Task objective → Leaving the pictures out, print the lines from the first line of the listing through the line containing "7.2, 7.5, 7.68]", exactly as they read, and no others.

Supplied material →
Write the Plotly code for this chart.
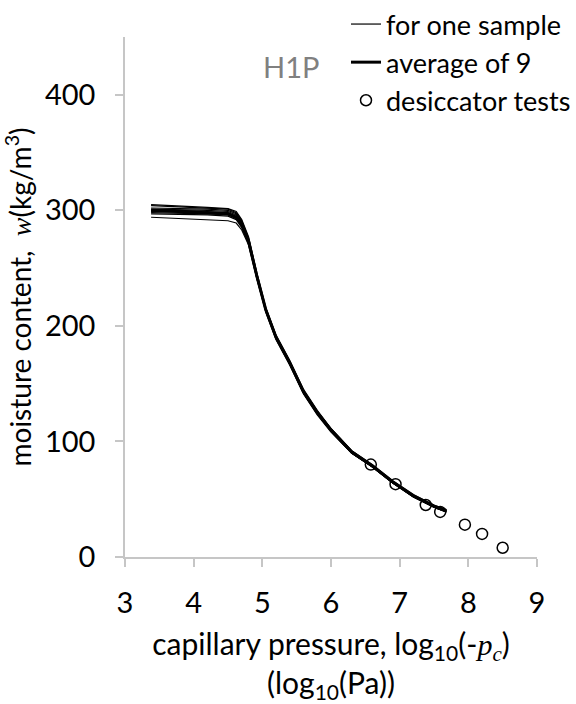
import plotly.graph_objects as go

# shared x grid (log10 of capillary pressure, Pa)
x_grid = [3.38, 3.8, 4.2, 4.5, 4.62, 4.7, 4.8, 4.92, 5.05, 5.2, 5.4, 5.6, 5.8, 6.0, 6.3, 6.6, 6.9, 7.2, 7.5, 7.68]

sample_1 = [305, 304, 302.5, 301.5, 299, 292, 277, 246, 216, 192, 170, 145, 127, 111, 92, 80, 66, 54, 45, 41]
sample_2 = [304, 303, 302, 301, 298, 291, 276, 245, 215, 191, 169, 144, 126, 111, 92, 79, 65, 53, 44, 40]
sample_3 = [302, 301.5, 301, 300, 297, 290, 274, 244, 214, 190, 168, 143, 125, 110, 91, 79, 65, 53, 44, 40]
sample_4 = [301, 300.5, 300, 299, 296, 289, 273, 243, 213, 189, 167, 142, 124, 109, 90, 78, 64, 52, 43, 39]
sample_5 = [300, 300, 299, 298, 295, 288, 274, 244, 215, 191, 169, 143, 125, 110, 91, 79, 65, 53, 44, 40]
sample_6 = [299, 298.5, 298, 297, 294, 287, 272, 242, 213, 189, 167, 142, 124, 109, 90, 78, 64, 53, 44, 40]
sample_7 = [298, 297.5, 297, 296, 293, 286, 271, 241, 212, 188, 166, 141, 123, 108, 90, 78, 64, 52, 43, 39]
sample_8 = [297, 296.5, 296, 295, 292, 285, 272, 243, 214, 190, 168, 143, 125, 110, 91, 79, 65, 53, 44, 40]
sample_9 = [294, 293, 292, 291, 289, 283, 270, 241, 213, 189, 167, 142, 124, 109, 90, 78, 64, 52, 43, 39]
samples = [sample_1, sample_2, sample_3, sample_4, sample_5, sample_6, sample_7, sample_8, sample_9]

average_9 = [300, 299, 298, 297, 294, 288, 273, 243, 214, 190, 168, 143, 125, 110, 91, 79, 65, 53, 44, 40]

desiccator_x = [6.58, 6.94, 7.38, 7.59, 7.95, 8.2, 8.5]
desiccator_w = [80, 63, 45, 39, 28, 20, 8]

x_ticks = [3, 4, 5, 6, 7, 8, 9]
y_ticks = [0, 100, 200, 300, 400]

FONT = "Lato"

fig = go.Figure()
for i, s in enumerate(samples):
    fig.add_trace(go.Scatter(
        x=x_grid, y=s, mode="lines", name="for one sample",
        line=dict(color="black", width=1.2),
        legendgroup="s", showlegend=(i == 0)))

fig.add_trace(go.Scatter(
    x=x_grid, y=average_9, mode="lines", name="average of 9",
    line=dict(color="black", width=3), legendgroup="a"))

fig.add_trace(go.Scatter(
    x=desiccator_x, y=desiccator_w, mode="markers", name="desiccator tests",
    marker=dict(symbol="circle-open", size=11, color="black", line=dict(width=1.5)),
    legendgroup="d"))

axis_col = "#c6c6c6"
fig.update_xaxes(
    range=[3, 9], tickvals=x_ticks, showgrid=False, zeroline=False,
    showline=True, linecolor=axis_col, linewidth=1.5,
    ticks="outside", ticklen=8, tickcolor=axis_col, tickwidth=1.5,
    ticklabelstandoff=11,
    tickfont=dict(family=FONT, size=29, color="black"),
    title=dict(
        text='capillary pressure, log<sub>10</sub>(-<i><span style="font-family:Liberation Serif">p<sub>c</sub></span></i>)<br>(log<sub>10</sub>(Pa))',
        font=dict(family=FONT, size=30, color="black"), standoff=16))
fig.update_yaxes(
    range=[0, 450], tickvals=y_ticks, showgrid=False, zeroline=False,
    showline=True, linecolor=axis_col, linewidth=1.5,
    ticks="outside", ticklen=8, tickcolor=axis_col, tickwidth=1.5,
    ticklabelstandoff=14,
    tickfont=dict(family=FONT, size=29, color="black"),
    title=dict(
        text='moisture content,  <i><span style="font-family:Liberation Serif">w</span></i>(kg/m<sup>3</sup>)',
        font=dict(family=FONT, size=28, color="black"), standoff=5))

fig.add_annotation(
    text="H1P", xref="paper", yref="paper", x=0.404, y=0.944,
    xanchor="center", yanchor="middle",
    showarrow=False, font=dict(family=FONT, size=29, color="#808080"))

fig.update_layout(
    width=576, height=704,
    margin=dict(l=125, r=39, t=37, b=147, autoexpand=False),
    paper_bgcolor="white", plot_bgcolor="white",
    font=dict(family=FONT, color="black"),
    legend=dict(
        xref="container", yref="container", x=1.0, y=1.0,
        xanchor="right", yanchor="top", bgcolor="rgba(0,0,0,0)",
        font=dict(family=FONT, size=27, color="black"),
        tracegroupgap=0, traceorder="normal"),
)

fig.write_html("out.html")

Written response →
Write the Plotly code for this chart.
import plotly.graph_objects as go

# shared x grid (log10 of capillary pressure, Pa)
x_grid = [3.38, 3.8, 4.2, 4.5, 4.62, 4.7, 4.8, 4.92, 5.05, 5.2, 5.4, 5.6, 5.8, 6.0, 6.3, 6.6, 6.9, 7.2, 7.5, 7.68]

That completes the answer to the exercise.